Barbie, which made its debut at the American International Toy Fair in New York on March 9, 1959., stands as the flagship product line for Mattel, one of the world's leading toy manufacturers.

 

Lawsuits over the years

1960

In the 1960´s, the german company, Greiner & Hausser, acused Mattel of copying the Bild-Lilli doll, a preexisting adult doll created by Reinhard Beuthien in 1955.

Moreover, Greiner & Hausser, through their managing director, obtained a patent in the United States for the "doll hip joint" used in their Bild-Lilli doll. This patent became a key point in their argument against Mattel, leading them to file a lawsuit, claiming that Mattel had unlawfully copied their doll and infringed upon their intellectual property rights.

 In 1963, this dispute was concluded by Mattel acquiring Greiner & Hausser's copyright and patent rights. In this agreement, was also established that Mattel would not use the names Bild-Lilli or Lilli and Greiner & Hausser would not produce or sell dolls similar to Barbie or Bild-Lilli.

Years later, in 2001, the company liquidator initiated a lawsuit against Mattel in Germany, indicating that the sale agreement in 1964 involved fraudulent practices.

Mattel responded by filing a lawsuit in Los Angeles, in order to obtain reaffirmation to comply with the original agreement. German Court rejected the Greiner & Hausser lawsuit.

1999

But things haven't always gone smoothly for Mattel. In 1999 Mattel sued the artist Tom Forsythe for his work “Food Chain Barbie”, that used Barbie dolls as a parody to the consumption American culture. The lawsuit was dismissed, considering that parody is also protected by IP legislation. 

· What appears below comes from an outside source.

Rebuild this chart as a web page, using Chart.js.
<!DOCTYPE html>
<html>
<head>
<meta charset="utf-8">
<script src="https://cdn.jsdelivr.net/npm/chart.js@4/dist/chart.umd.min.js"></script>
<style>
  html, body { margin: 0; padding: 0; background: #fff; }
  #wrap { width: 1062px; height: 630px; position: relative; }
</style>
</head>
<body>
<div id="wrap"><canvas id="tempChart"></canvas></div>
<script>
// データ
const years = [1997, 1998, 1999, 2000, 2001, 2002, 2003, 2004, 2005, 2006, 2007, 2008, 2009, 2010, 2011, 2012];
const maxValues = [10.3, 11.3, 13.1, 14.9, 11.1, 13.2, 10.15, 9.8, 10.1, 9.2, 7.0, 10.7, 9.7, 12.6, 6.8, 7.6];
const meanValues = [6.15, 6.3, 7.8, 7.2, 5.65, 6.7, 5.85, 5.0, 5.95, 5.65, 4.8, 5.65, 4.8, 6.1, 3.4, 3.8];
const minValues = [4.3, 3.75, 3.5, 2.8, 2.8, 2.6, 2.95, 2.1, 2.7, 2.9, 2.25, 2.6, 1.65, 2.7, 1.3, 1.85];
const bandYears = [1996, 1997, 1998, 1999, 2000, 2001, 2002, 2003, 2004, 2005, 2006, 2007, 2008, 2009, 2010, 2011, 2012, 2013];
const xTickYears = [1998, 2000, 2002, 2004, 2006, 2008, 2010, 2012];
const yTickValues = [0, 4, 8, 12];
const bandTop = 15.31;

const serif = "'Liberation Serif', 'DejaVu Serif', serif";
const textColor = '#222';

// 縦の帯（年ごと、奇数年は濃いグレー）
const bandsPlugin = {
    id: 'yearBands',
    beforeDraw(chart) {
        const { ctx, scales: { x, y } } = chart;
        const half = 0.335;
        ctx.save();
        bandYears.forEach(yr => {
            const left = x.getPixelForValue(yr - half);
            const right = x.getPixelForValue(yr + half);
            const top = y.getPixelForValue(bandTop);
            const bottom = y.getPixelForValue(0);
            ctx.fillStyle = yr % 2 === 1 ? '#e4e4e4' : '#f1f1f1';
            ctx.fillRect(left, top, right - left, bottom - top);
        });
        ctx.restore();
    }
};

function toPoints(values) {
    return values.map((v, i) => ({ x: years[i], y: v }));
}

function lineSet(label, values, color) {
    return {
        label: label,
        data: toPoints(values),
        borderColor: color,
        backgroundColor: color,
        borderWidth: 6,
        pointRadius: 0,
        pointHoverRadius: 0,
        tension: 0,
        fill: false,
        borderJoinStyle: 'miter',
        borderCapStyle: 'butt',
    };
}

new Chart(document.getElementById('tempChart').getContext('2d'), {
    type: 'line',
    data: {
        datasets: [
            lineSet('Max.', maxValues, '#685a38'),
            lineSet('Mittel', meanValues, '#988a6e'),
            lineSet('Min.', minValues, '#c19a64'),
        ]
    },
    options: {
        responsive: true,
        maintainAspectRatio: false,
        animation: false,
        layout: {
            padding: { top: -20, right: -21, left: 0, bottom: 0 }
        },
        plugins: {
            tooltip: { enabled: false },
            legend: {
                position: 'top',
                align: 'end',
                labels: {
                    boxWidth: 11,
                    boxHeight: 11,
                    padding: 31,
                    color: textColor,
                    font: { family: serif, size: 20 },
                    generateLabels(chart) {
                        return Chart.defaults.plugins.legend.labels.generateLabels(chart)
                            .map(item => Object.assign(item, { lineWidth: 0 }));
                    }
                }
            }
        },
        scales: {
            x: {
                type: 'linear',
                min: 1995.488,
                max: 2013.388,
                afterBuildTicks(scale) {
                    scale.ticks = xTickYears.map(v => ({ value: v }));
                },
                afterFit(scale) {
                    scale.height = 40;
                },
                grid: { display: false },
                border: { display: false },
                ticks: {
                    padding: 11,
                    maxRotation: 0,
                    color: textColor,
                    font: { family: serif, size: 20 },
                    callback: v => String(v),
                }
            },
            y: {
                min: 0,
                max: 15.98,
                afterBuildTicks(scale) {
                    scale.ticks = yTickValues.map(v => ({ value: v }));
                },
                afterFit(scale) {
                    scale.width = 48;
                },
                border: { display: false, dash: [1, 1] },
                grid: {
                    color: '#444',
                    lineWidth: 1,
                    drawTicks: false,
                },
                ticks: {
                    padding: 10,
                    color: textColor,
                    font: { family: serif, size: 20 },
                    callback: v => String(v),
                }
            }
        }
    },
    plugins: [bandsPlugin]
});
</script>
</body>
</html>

In other words, the limits of exclusivity of Intellectual Property rights do not override the right to freedom of expression. This includes expressing oneself through the reinterpretation of existing work from a predominantly comedic, satirical, and critical perspective.

Therefore, parody, as a form of satire and social commentary, plays a role in fostering public discourse and criticism. These creative endeavors are protected under the fair use and the right to freedom of expression, as they contribute to a rich and diverse cultural landscape.

 

Barbie IP Guide

In recent events, sparked by the release of the movie Barbie, directed by Greta Gerwig, many cities around the world have turned pink. With mainly no images, some campaign for Barbie had just a pink banner and a date. Intuitively people recognized that it was something related to the Mattel doll. On the intellectual property panorama, in fact, the pink color, related to the Barbie Pink (Pantone) is not registered as a trademark in European Union or in the United States.

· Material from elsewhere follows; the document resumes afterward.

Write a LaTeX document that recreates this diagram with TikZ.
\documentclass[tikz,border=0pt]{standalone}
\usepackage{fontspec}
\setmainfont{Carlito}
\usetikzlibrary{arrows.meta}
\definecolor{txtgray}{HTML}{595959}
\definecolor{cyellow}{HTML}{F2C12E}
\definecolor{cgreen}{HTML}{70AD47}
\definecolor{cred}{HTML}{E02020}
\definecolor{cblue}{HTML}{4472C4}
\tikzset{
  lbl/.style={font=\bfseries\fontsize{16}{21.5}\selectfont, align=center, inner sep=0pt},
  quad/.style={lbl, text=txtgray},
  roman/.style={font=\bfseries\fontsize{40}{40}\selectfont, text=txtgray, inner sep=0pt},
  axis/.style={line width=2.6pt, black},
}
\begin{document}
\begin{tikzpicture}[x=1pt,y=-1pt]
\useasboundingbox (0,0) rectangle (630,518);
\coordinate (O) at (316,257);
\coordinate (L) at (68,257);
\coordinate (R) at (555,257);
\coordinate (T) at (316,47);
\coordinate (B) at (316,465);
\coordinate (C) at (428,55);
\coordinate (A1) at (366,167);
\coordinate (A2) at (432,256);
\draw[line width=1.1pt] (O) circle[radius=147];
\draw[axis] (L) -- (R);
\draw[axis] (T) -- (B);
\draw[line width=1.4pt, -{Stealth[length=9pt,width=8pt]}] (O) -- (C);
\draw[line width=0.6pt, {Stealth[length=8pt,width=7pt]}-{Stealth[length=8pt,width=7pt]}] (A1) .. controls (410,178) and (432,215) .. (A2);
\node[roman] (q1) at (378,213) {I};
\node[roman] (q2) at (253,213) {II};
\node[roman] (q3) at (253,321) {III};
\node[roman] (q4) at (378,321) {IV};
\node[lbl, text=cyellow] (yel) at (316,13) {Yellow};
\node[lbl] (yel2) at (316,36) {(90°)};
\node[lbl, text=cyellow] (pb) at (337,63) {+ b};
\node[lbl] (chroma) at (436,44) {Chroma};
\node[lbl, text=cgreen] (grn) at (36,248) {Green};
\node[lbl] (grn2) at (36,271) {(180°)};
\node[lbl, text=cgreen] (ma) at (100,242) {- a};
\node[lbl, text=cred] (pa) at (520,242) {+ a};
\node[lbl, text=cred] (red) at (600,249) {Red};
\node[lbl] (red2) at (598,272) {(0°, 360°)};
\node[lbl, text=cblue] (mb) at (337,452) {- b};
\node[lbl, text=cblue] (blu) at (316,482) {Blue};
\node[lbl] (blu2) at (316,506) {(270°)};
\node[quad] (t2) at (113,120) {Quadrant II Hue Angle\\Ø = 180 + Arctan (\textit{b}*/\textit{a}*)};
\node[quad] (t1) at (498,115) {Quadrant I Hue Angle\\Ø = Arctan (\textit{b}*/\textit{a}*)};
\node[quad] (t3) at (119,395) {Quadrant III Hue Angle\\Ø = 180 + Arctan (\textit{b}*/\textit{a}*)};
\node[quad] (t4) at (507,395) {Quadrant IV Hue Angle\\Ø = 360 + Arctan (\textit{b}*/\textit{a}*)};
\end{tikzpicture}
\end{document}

But it does not mean that there is no IP protection.

Many brands have the ability to differentiate themselves, allowing the public to automatically identify their commercial origin.

The truth is that the color “Barbie Pink” has gained distinction over the years, through its use and commercialization, giving rise to an association called “secondary meaning”. This secondary meaning occurs when a signal is initially ordinary/common and not distinctive enough to be protected as a trademark, according to legal requirements. However, over time and repeated use, it acquires such distinctiveness that the public comes to recognize it as a reference.

To be able to protect a signal, mainly with no registration, Mattel is active in avoiding dilution. As previously mentioned, a trademark is used to distinguish a company's goods or services from those of others in the marketplace. It acts as a unique identifier, helping consumers recognize and associate the brand with specific products or services. However, if a trademark is not adequately protected or sheltered, it becomes susceptible to a phenomenon known as dilution.

Dilution occurs when a trademark's distinctiveness is weakened or blurred due to its widespread use by numerous parties or in various contexts unrelated to its original goods or services. This widespread usage often leads to the trademark becoming common and losing its ability to distinctiveness and to stand out in the minds of consumers.

To prevent such dilution and safeguard their trademarks, companies, like Mattel, must actively take measures to enforce and protect their intellectual property rights. This often involves, besides registration, monitoring its usage in the marketplace, and taking legal action against unauthorized and infringing use.  And that's the strategy currently used by Mattel, both for the registered marks and the colors they intend to protect.